WHAT NEEDS TO BE DONE: Output the full listing below exactly as it reads, and skip anything that is a picture.

** Start of GIVEN MATERIAL **

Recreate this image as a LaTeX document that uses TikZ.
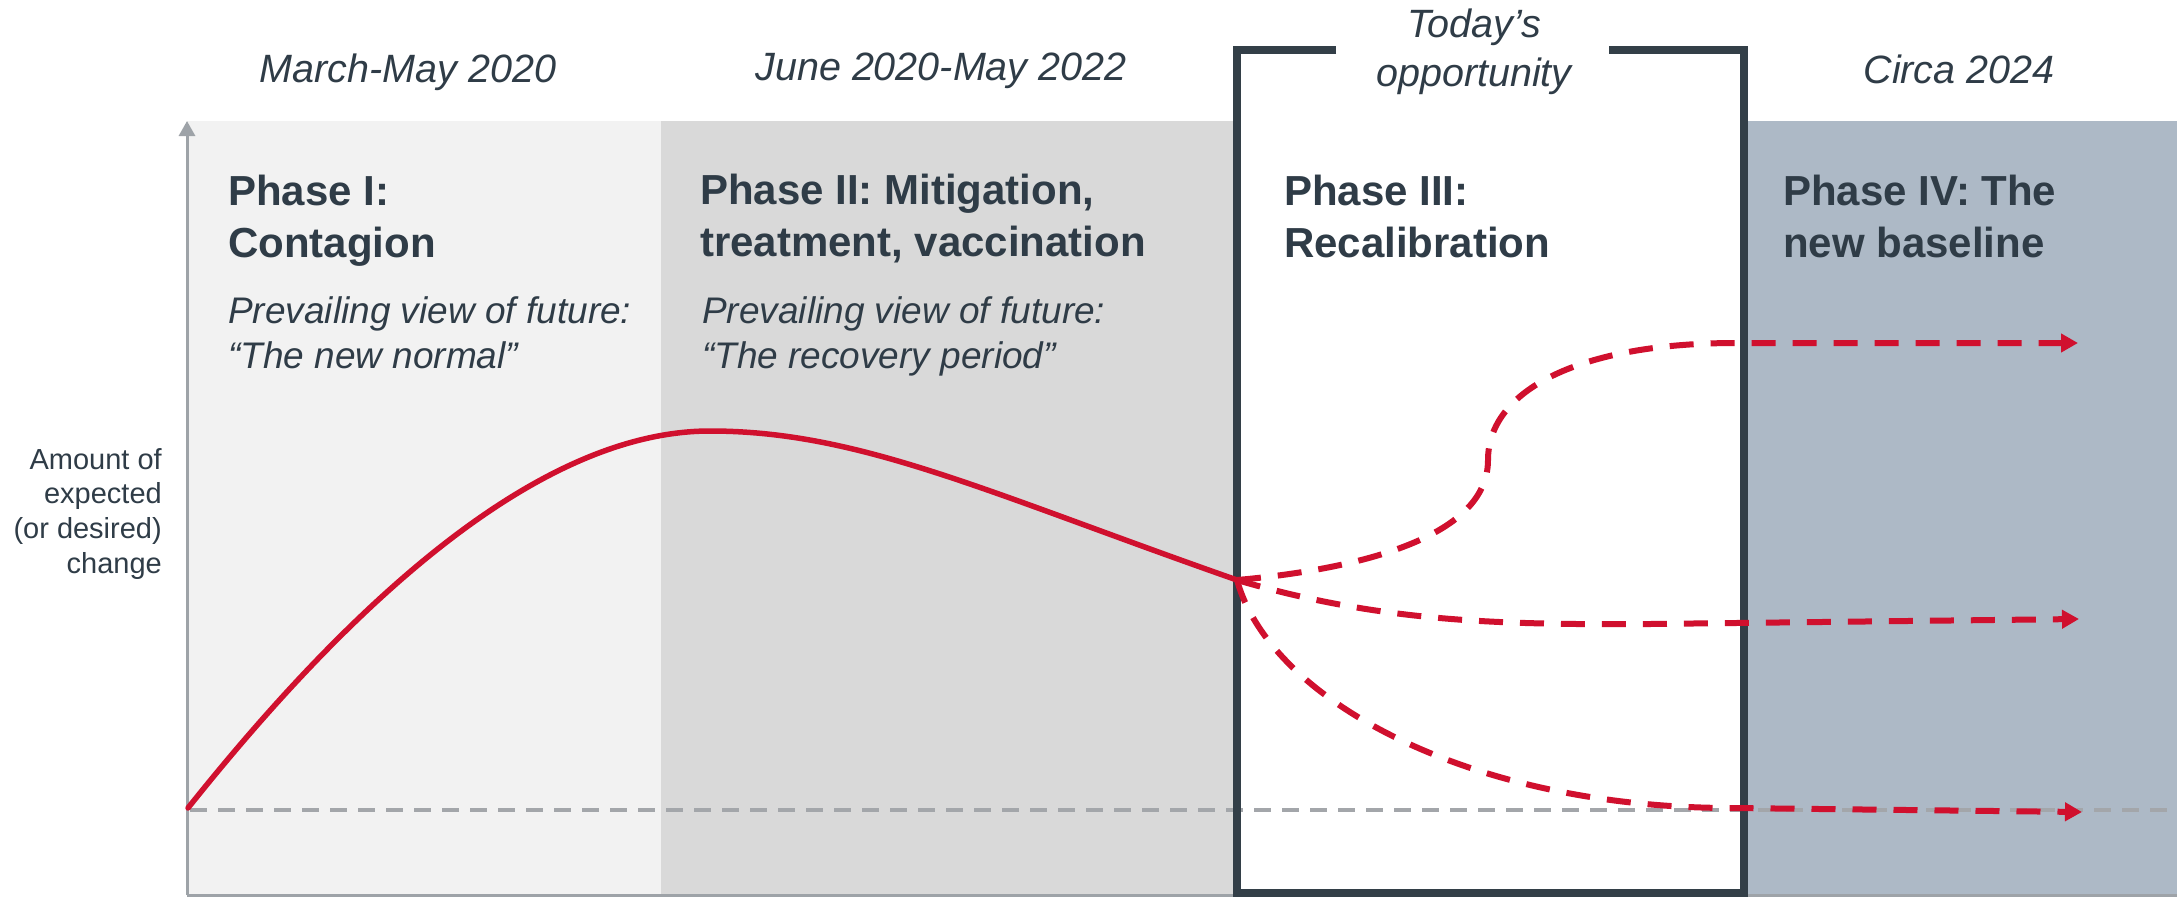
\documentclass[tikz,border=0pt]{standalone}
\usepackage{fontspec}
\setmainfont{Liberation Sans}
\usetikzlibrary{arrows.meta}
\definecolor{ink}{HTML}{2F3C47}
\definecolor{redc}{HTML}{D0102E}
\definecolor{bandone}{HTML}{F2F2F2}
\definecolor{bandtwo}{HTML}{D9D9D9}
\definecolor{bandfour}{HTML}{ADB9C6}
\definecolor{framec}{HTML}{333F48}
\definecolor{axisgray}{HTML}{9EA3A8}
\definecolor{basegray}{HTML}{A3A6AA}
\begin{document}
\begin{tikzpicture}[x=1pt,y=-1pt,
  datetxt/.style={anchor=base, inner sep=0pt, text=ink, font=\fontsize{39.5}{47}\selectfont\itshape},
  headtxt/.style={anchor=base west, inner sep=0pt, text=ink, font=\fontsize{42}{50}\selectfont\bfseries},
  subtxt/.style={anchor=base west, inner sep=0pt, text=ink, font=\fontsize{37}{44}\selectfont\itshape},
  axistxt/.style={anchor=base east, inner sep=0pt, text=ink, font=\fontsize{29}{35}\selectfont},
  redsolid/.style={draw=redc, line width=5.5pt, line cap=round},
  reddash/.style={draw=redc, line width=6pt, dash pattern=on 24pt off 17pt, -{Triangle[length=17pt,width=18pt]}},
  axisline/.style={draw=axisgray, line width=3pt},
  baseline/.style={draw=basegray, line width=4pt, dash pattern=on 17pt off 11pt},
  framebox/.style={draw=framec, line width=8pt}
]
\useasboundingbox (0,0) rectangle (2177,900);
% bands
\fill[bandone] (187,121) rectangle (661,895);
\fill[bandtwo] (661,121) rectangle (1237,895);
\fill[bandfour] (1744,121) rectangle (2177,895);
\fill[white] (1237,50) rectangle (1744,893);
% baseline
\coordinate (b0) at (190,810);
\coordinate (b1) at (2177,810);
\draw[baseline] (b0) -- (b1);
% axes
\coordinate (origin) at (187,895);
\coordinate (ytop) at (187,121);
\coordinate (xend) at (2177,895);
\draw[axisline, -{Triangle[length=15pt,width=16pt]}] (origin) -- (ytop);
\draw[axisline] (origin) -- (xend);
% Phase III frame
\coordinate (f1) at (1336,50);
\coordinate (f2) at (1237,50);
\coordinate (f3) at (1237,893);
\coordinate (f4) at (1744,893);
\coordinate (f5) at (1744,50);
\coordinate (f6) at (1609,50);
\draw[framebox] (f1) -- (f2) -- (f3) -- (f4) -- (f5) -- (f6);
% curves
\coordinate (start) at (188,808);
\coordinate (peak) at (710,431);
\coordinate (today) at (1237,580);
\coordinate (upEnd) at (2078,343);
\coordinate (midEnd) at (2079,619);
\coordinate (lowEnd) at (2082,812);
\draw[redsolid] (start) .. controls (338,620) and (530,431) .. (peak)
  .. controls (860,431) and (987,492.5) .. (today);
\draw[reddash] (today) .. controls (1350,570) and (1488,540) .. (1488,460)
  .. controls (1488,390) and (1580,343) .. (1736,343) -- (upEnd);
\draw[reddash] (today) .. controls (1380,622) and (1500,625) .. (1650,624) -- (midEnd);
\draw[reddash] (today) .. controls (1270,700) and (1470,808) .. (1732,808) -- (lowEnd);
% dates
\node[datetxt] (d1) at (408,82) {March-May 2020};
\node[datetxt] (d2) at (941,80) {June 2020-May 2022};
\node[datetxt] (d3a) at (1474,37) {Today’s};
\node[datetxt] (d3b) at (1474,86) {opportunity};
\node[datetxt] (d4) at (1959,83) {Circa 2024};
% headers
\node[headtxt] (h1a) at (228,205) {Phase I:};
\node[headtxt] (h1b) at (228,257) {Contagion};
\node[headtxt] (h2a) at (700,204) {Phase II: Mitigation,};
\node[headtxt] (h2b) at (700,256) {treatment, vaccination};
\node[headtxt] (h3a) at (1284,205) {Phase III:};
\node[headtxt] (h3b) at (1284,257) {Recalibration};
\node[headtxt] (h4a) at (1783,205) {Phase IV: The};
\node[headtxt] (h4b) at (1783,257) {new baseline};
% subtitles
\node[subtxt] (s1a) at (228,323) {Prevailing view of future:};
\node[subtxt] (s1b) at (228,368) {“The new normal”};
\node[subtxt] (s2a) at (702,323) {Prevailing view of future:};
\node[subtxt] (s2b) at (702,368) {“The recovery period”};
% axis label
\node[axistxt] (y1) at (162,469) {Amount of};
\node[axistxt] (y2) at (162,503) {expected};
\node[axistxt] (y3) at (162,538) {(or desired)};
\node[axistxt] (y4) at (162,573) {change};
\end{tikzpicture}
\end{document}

** End of GIVEN MATERIAL **

PROBLEM SOLUTION:
Recreate this image as a LaTeX document that uses TikZ.
\documentclass[tikz,border=0pt]{standalone}
\usepackage{fontspec}
\setmainfont{Liberation Sans}
\usetikzlibrary{arrows.meta}
\definecolor{ink}{HTML}{2F3C47}
\definecolor{redc}{HTML}{D0102E}
\definecolor{bandone}{HTML}{F2F2F2}
\definecolor{bandtwo}{HTML}{D9D9D9}
\definecolor{bandfour}{HTML}{ADB9C6}
\definecolor{framec}{HTML}{333F48}
\definecolor{axisgray}{HTML}{9EA3A8}
\definecolor{basegray}{HTML}{A3A6AA}
\begin{document}
\begin{tikzpicture}[x=1pt,y=-1pt,
  datetxt/.style={anchor=base, inner sep=0pt, text=ink, font=\fontsize{39.5}{47}\selectfont\itshape},
  headtxt/.style={anchor=base west, inner sep=0pt, text=ink, font=\fontsize{42}{50}\selectfont\bfseries},
  subtxt/.style={anchor=base west, inner sep=0pt, text=ink, font=\fontsize{37}{44}\selectfont\itshape},
  axistxt/.style={anchor=base east, inner sep=0pt, text=ink, font=\fontsize{29}{35}\selectfont},
  redsolid/.style={draw=redc, line width=5.5pt, line cap=round},
  reddash/.style={draw=redc, line width=6pt, dash pattern=on 24pt off 17pt, -{Triangle[length=17pt,width=18pt]}},
  axisline/.style={draw=axisgray, line width=3pt},
  baseline/.style={draw=basegray, line width=4pt, dash pattern=on 17pt off 11pt},
  framebox/.style={draw=framec, line width=8pt}
]
\useasboundingbox (0,0) rectangle (2177,900);
% bands
\fill[bandone] (187,121) rectangle (661,895);
\fill[bandtwo] (661,121) rectangle (1237,895);
\fill[bandfour] (1744,121) rectangle (2177,895);
\fill[white] (1237,50) rectangle (1744,893);
% baseline
\coordinate (b0) at (190,810);
\coordinate (b1) at (2177,810);
\draw[baseline] (b0) -- (b1);
% axes
\coordinate (origin) at (187,895);
\coordinate (ytop) at (187,121);
\coordinate (xend) at (2177,895);
\draw[axisline, -{Triangle[length=15pt,width=16pt]}] (origin) -- (ytop);
\draw[axisline] (origin) -- (xend);
% Phase III frame
\coordinate (f1) at (1336,50);
\coordinate (f2) at (1237,50);
\coordinate (f3) at (1237,893);
\coordinate (f4) at (1744,893);
\coordinate (f5) at (1744,50);
\coordinate (f6) at (1609,50);
\draw[framebox] (f1) -- (f2) -- (f3) -- (f4) -- (f5) -- (f6);
% curves
\coordinate (start) at (188,808);
\coordinate (peak) at (710,431);
\coordinate (today) at (1237,580);
\coordinate (upEnd) at (2078,343);
\coordinate (midEnd) at (2079,619);
\coordinate (lowEnd) at (2082,812);
\draw[redsolid] (start) .. controls (338,620) and (530,431) .. (peak)
  .. controls (860,431) and (987,492.5) .. (today);
\draw[reddash] (today) .. controls (1350,570) and (1488,540) .. (1488,460)
  .. controls (1488,390) and (1580,343) .. (1736,343) -- (upEnd);
\draw[reddash] (today) .. controls (1380,622) and (1500,625) .. (1650,624) -- (midEnd);
\draw[reddash] (today) .. controls (1270,700) and (1470,808) .. (1732,808) -- (lowEnd);
% dates
\node[datetxt] (d1) at (408,82) {March-May 2020};
\node[datetxt] (d2) at (941,80) {June 2020-May 2022};
\node[datetxt] (d3a) at (1474,37) {Today’s};
\node[datetxt] (d3b) at (1474,86) {opportunity};
\node[datetxt] (d4) at (1959,83) {Circa 2024};
% headers
\node[headtxt] (h1a) at (228,205) {Phase I:};
\node[headtxt] (h1b) at (228,257) {Contagion};
\node[headtxt] (h2a) at (700,204) {Phase II: Mitigation,};
\node[headtxt] (h2b) at (700,256) {treatment, vaccination};
\node[headtxt] (h3a) at (1284,205) {Phase III:};
\node[headtxt] (h3b) at (1284,257) {Recalibration};
\node[headtxt] (h4a) at (1783,205) {Phase IV: The};
\node[headtxt] (h4b) at (1783,257) {new baseline};
% subtitles
\node[subtxt] (s1a) at (228,323) {Prevailing view of future:};
\node[subtxt] (s1b) at (228,368) {“The new normal”};
\node[subtxt] (s2a) at (702,323) {Prevailing view of future:};
\node[subtxt] (s2b) at (702,368) {“The recovery period”};
% axis label
\node[axistxt] (y1) at (162,469) {Amount of};
\node[axistxt] (y2) at (162,503) {expected};
\node[axistxt] (y3) at (162,538) {(or desired)};
\node[axistxt] (y4) at (162,573) {change};
\end{tikzpicture}
\end{document}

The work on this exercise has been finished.